While such a law is a good way to give internet users more control over their online identities as well as a “second chance” at creating a positive image of themselves, there are some flaws that will affect its efficiency. First, SB 568 will only apply if someone is under the age of 18 and lives in California. The fact that it is a state bill will make it difficult to navigate and enforce; the law suggests it seeks to regulate all websites and online services, including those that are not under California’s jurisdiction. Many websites with online users that live in California will not have their servers based in California, which leads me to believe it is unlikely that these websites will comply with the requirements of SB 568. One might think the solution in this case is simple: block these websites that are not complying with the law from California-based IP addresses. However, this law only applies to minors, so taking away everyone’s access to these websites would not be fair or feasible. Moreover, this law would not protect adults that want to erase something from the internet that they posted when they were minors. While I understand the law is designed to protect children that may not be mature enough to understand the consequences of leaving a digital footprint, it seems unfair to deny an adult from doing exactly what the law allows minors to do—delete content he or she posted when he or she was under the age of 18.

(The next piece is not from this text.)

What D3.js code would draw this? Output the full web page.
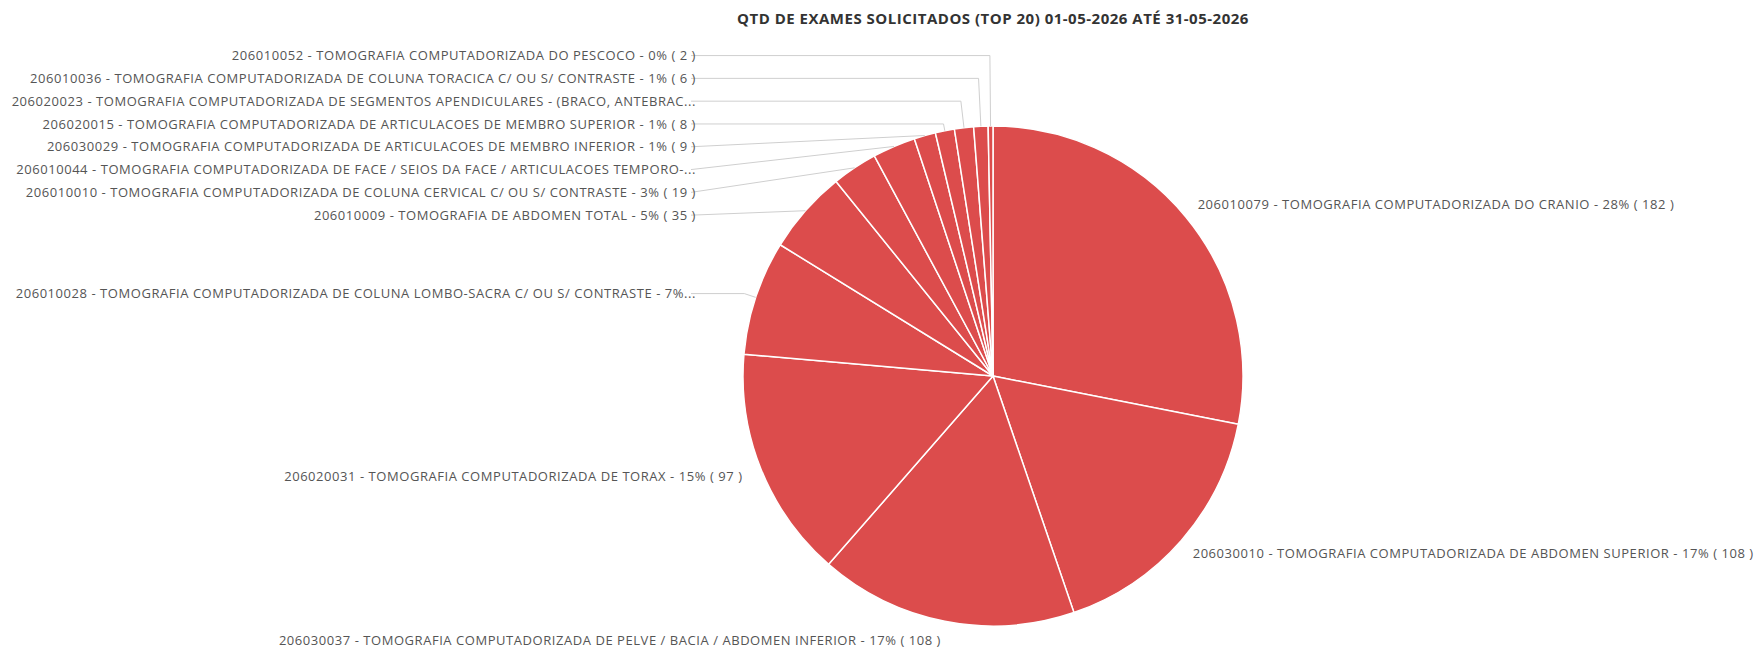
<!DOCTYPE html>
<html>
<head>
<meta charset="utf-8">
<script src="https://cdn.jsdelivr.net/npm/d3@7"></script>
<style>
  html, body { margin: 0; padding: 0; background: #ffffff; }
  svg text { font-family: "Segoe UI", "Open Sans", "Noto Sans", sans-serif; }
</style>
</head>
<body>
<svg id="chart" width="1762" height="650"></svg>
<script>
// ---------------- data ----------------
const title = "QTD DE EXAMES SOLICITADOS (TOP 20) 01-05-2026 ATÉ 31-05-2026";
const codes = ["206010079","206030010","206030037","206020031","206010028","206010009",
               "206010010","206010044","206030029","206020015","206020023","206010036","206010052"];
const names = [
  "TOMOGRAFIA COMPUTADORIZADA DO CRANIO",
  "TOMOGRAFIA COMPUTADORIZADA DE ABDOMEN SUPERIOR",
  "TOMOGRAFIA COMPUTADORIZADA DE PELVE / BACIA / ABDOMEN INFERIOR",
  "TOMOGRAFIA COMPUTADORIZADA DE TORAX",
  "TOMOGRAFIA COMPUTADORIZADA DE COLUNA LOMBO-SACRA C/ OU S/ CONTRASTE",
  "TOMOGRAFIA DE ABDOMEN TOTAL",
  "TOMOGRAFIA COMPUTADORIZADA DE COLUNA CERVICAL C/ OU S/ CONTRASTE",
  "TOMOGRAFIA COMPUTADORIZADA DE FACE / SEIOS DA FACE / ARTICULACOES TEMPORO-MANDIBULARES",
  "TOMOGRAFIA COMPUTADORIZADA DE ARTICULACOES DE MEMBRO INFERIOR",
  "TOMOGRAFIA COMPUTADORIZADA DE ARTICULACOES DE MEMBRO SUPERIOR",
  "TOMOGRAFIA COMPUTADORIZADA DE SEGMENTOS APENDICULARES - (BRACO, ANTEBRACO, MAO, COXA, PERNA, PE)",
  "TOMOGRAFIA COMPUTADORIZADA DE COLUNA TORACICA C/ OU S/ CONTRASTE",
  "TOMOGRAFIA COMPUTADORIZADA DO PESCOCO"
];
const values = [182, 108, 108, 97, 48, 35, 19, 18, 9, 8, 8, 6, 2];

// ---------------- layout ----------------
const W = 1762, H = 650;
const cx = 993, cy = 376, r = 250;
const sliceColor = "#DC4C4C";
const textColor = "#555555";
const lineColor = "#cfcfcf";
const fontSize = 13;
const letterSp = 0.55;
const labelGap = 22.8;

const svg = d3.select("#chart");
const total = d3.sum(values);
const data = values.map((v, i) => ({
  code: codes[i], name: names[i], value: v,
  label: `${codes[i]} - ${names[i]} - ${Math.round(v / total * 100)}% ( ${v} )`
}));

const pie = d3.pie().sort(null).value(d => d.value);
const arcs = pie(data);
const arcGen = d3.arc().innerRadius(0).outerRadius(r);

svg.append("text")
  .attr("x", cx).attr("y", 24)
  .attr("text-anchor", "middle")
  .attr("font-size", 15).attr("font-weight", "bold")
  .attr("letter-spacing", 0.5)
  .attr("fill", "#333333")
  .text(title);

const g = svg.append("g").attr("transform", `translate(${cx},${cy})`);
g.selectAll("path.slice").data(arcs).enter().append("path")
  .attr("class", "slice")
  .attr("d", arcGen)
  .attr("fill", sliceColor)
  .attr("stroke", "#ffffff")
  .attr("stroke-width", 1.5)
  .attr("stroke-linejoin", "round");

// label positions
arcs.forEach(a => {
  a.mid = (a.startAngle + a.endAngle) / 2;
  a.small = (a.endAngle - a.startAngle) < 0.55;
  a.left = Math.sin(a.mid) < 0;
  a.ax = cx + Math.sin(a.mid) * r;
  a.ay = cy - Math.cos(a.mid) * r;
  if (!a.small) {
    const rx = a.left ? r + 20 : r + 15;
    a.lx = cx + Math.sin(a.mid) * rx;
    a.ly = cy - Math.cos(a.mid) * (r + 20);
  } else {
    a.ly = cy - Math.cos(a.mid) * (r + 12);
  }
});

// resolve overlaps among small labels on each side (pool-adjacent-violators)
function spread(items) {
  items.sort((a, b) => a.ly - b.ly);
  const z = items.map((it, i) => it.ly - i * labelGap);
  const blocks = [];
  z.forEach((v, i) => {
    blocks.push({ sum: v, n: 1, start: i });
    while (blocks.length > 1) {
      const b = blocks[blocks.length - 1], p = blocks[blocks.length - 2];
      if (p.sum / p.n > b.sum / b.n) {
        p.sum += b.sum; p.n += b.n; blocks.pop();
      } else break;
    }
  });
  blocks.forEach(b => {
    for (let k = 0; k < b.n; k++) {
      const i = b.start + k;
      items[i].ly = b.sum / b.n + i * labelGap;
    }
  });
}
const smallLeft = arcs.filter(a => a.small && a.left);
const smallRight = arcs.filter(a => a.small && !a.left);
spread(smallLeft); spread(smallRight);
const colOffset = r + 47;
smallLeft.forEach(a => { a.lx = cx - colOffset; });
smallRight.forEach(a => { a.lx = cx + colOffset; });

// leader lines for small slices
const lineGen = d3.line();
arcs.filter(a => a.small).forEach(a => {
  const dir = a.left ? -1 : 1;
  const startX = a.lx + dir * 5;
  const pts = [[startX, a.ly]];
  const c = Math.cos(a.mid);
  if (c > 0 && a.ly < a.ay) {
    const t = Math.min((a.ay - a.ly) / c, 140);
    pts.push([a.ax + Math.sin(a.mid) * t, a.ay - c * t]);
  }
  pts.push([a.ax, a.ay]);
  svg.append("path")
    .attr("d", lineGen(pts))
    .attr("fill", "none")
    .attr("stroke", lineColor)
    .attr("stroke-width", 1);
});

// labels (truncated with "..." when they do not fit)
const labels = svg.append("g");
arcs.forEach(a => {
  const t = labels.append("text")
    .attr("x", a.lx).attr("y", a.ly)
    .attr("dy", "0.35em")
    .attr("font-size", fontSize)
    .attr("letter-spacing", letterSp)
    .attr("fill", textColor)
    .attr("text-anchor", a.left ? "end" : "start")
    .text(a.data.label);
  const maxW = a.left ? a.lx - 10 : W - a.lx - 2;
  const node = t.node();
  if (node.getComputedTextLength() > maxW) {
    let s = a.data.label;
    while (s.length > 1) {
      s = s.slice(0, -1);
      t.text(s.trimEnd() + "...");
      if (node.getComputedTextLength() <= maxW) break;
    }
  }
});
</script>
</body>
</html>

Additionally, the removal requirement of SB 568 will not apply if the distasteful content was posted online by a third party. This means that a minor will not be afforded protection under the law if his friend, or worse, his enemy, is the one that posted the embarrassing content of him online. There is also the issue of a third party taking screenshots of content that a minor posted online, or of reposting that content. This would also seem to fall beyond the online provider’s, and the law’s, control. Furthermore, even though a minor can request that his or her post be deleted from a website, there are no requirements that the actual data on the servers be deleted. Although there are good intentions behind it, there seem to be too many “holes” in this new law.